A huge part of triathlon is mental. Learning to control your thoughts and endure physical discomfort is a major part of endurance racing. Every time I think I've improved on this, I learn a new lesson. This past Monday night I went out on a group ride from a local bike store. I didn't know anyone. Rather than having confidence in my abilities, I second guessed myself (negative voice on the shoulder) and joined the "slow group". It was the wrong decision. After a few miles I joined the main pack, which was made up of about 50 men (only). All those men and one lucky girl. I ended up pushing myself and having a fantastic ride. Negativity lesson learned.
|It's raining men!|
We constantly set goals and have dreams, both in our athletic and outside lives. Can I do a full Ironman? Can I break a two hour half marathon? Should I start a new business? Can I apply for that job that I really want? Ultimately it is our minds that allow us to take the first steps towards those dreams. That accompany us along the way, whispering in our ears that we will either fail or triumph. So why do we spend so little time thinking about how our thoughts affect our bodies and our lives?
As you may have guessed, I am myself currently facing one of these Big Dreams. Plus a Big Decision. (I promise to be more specific when I am able to do so). It is big. It is scary. I am finding myself going through cycles of hope and elation followed by self doubt and negativity - usually several times a day. It is exhausting. Last week when I had my freak-out, I was letting my negative mind get the better of me. This week, I've been much calmer. Not because anything has changed - our family schedule is even nuttier, work is tougher, Oly training starts next week and my Big Dream is still there. I've been making a conscious effort to control how I think about all of these things. That is what has made the difference - my internal mind, not anything on the outside.

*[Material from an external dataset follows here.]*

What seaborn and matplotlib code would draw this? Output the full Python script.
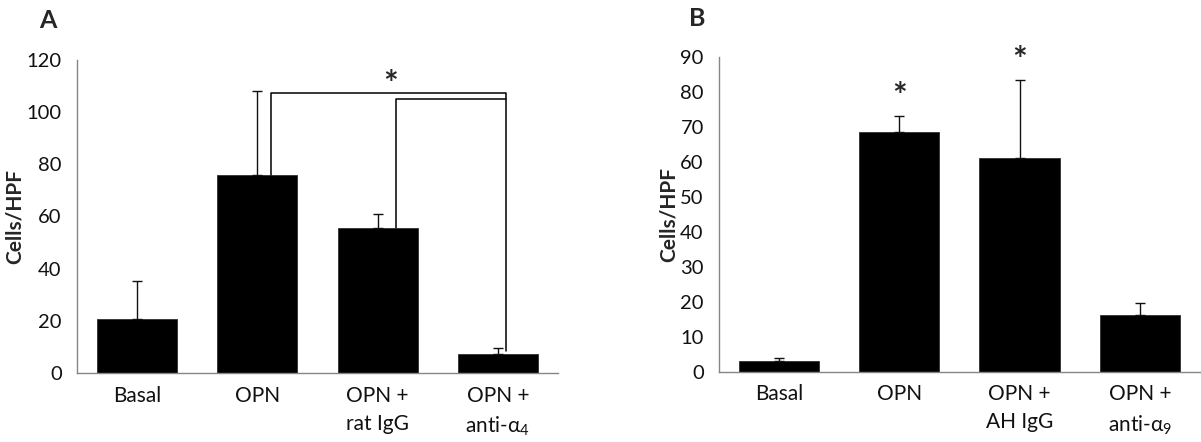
import numpy as np
import pandas as pd
import seaborn as sns
import matplotlib.pyplot as plt

# Dados
labels_a = ['Basal', 'OPN', 'OPN +\nrat IgG', 'OPN +\nanti-α$_4$']
means_a = [20.7, 75.9, 55.6, 7.3]
err_a = [14.7, 32.3, 5.5, 2.3]

labels_b = ['Basal', 'OPN', 'OPN +\nAH IgG', 'OPN +\nanti-α$_9$']
means_b = [3.05, 68.6, 61.2, 16.4]
err_b = [1.05, 4.5, 22.2, 3.4]

sns.set_style('white')
plt.rcParams['font.family'] = ['Lato', 'DejaVu Sans']
plt.rcParams['mathtext.fontset'] = 'custom'
plt.rcParams['mathtext.rm'] = 'Lato'
plt.rcParams['mathtext.it'] = 'Lato'

fig = plt.figure(figsize=(12.01, 4.42), dpi=100)
ax_a = fig.add_axes([0.0641, 0.1561, 0.4005, 0.7082])
ax_b = fig.add_axes([0.5987, 0.1584, 0.4004, 0.7127])

grey = '#868686'


def painel(ax, labels, means, errs, ymax, step):
    df = pd.DataFrame({'grupo': labels, 'valor': means})
    sns.barplot(data=df, x='grupo', y='valor', color='black', width=0.667,
                errorbar=None, edgecolor='#303030', linewidth=0.6, ax=ax)
    x = np.arange(len(labels))
    ax.errorbar(x, means, yerr=[np.zeros(len(errs)), errs], fmt='none',
                ecolor='#111111', elinewidth=1.0, capsize=3.3, capthick=1.0)
    ax.set_xlim(-0.5, len(labels) - 0.5)
    ax.set_ylim(0, ymax)
    ax.set_yticks(np.arange(0, ymax + 1, step))
    ax.set_xticks(np.arange(-0.5, len(labels)), minor=True)
    ax.tick_params(axis='x', which='major', length=0, labelsize=15, pad=9,
                   labelcolor='#111111')
    ax.tick_params(axis='x', which='minor', length=6, color=grey, width=1)
    ax.tick_params(axis='y', length=6, color=grey, width=1, labelsize=14.5,
                   pad=5, labelcolor='#111111')
    ax.set_xlabel('')
    ax.set_ylabel('Cells/HPF', fontsize=15, fontweight='bold', labelpad=1)
    for s in ['top', 'right']:
        ax.spines[s].set_visible(False)
    for s in ['left', 'bottom']:
        ax.spines[s].set_color(grey)
        ax.spines[s].set_linewidth(1)
    for t in ax.get_xticklabels():
        t.set_linespacing(1.5)


painel(ax_a, labels_a, means_a, err_a, 120, 20)
painel(ax_b, labels_b, means_b, err_b, 90, 10)

# Colchetes de significancia (painel A)
kw = dict(color='black', lw=1.1, clip_on=False)
ax_a.plot([1.11, 1.11, 3.07, 3.07], [means_a[1], 107.3, 107.3, 8.3], **kw)
ax_a.plot([2.15, 2.15, 3.07], [means_a[2], 104.9, 104.9], **kw)
ax_a.text(2.11, 110.5, '*', ha='center', va='center', fontsize=25, fontweight='bold')

# Asteriscos (painel B)
ax_b.text(1, 78.6, '*', ha='center', va='center', fontsize=25, fontweight='bold')
ax_b.text(2, 88.9, '*', ha='center', va='center', fontsize=25, fontweight='bold')

fig.text(39 / 1201, 1 - 20 / 442, 'A', fontsize=18, fontweight='bold', va='center')
fig.text(689 / 1201, 1 - 19 / 442, 'B', fontsize=18, fontweight='bold', va='center')

plt.savefig('out.png', dpi=100)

|My kids know all about this|
Best quote from the podcast: "It's impossible to feel fear and gratitude at the same time".
The irony is that I wouldn't be even considering my Big Dream if I hadn't made this commitment to being positive. The road that led me to this place is absolutely based on previous leaps of faith that I was capable of more (even if my mind didn't 100% agree all the time). More professionally, more athletically, and more personally. It all ties in together. Which is why I'm writing on this subject tonight. To remind myself that I am in control of my thoughts, my mind, my body, and ultimately my life. I am reaffirming my commitment to staying positive and attracting more positive energy and opportunities. To chase amazing experiences and improvement in all aspects of my life.
How do you focus on staying positive? What keeps you centered?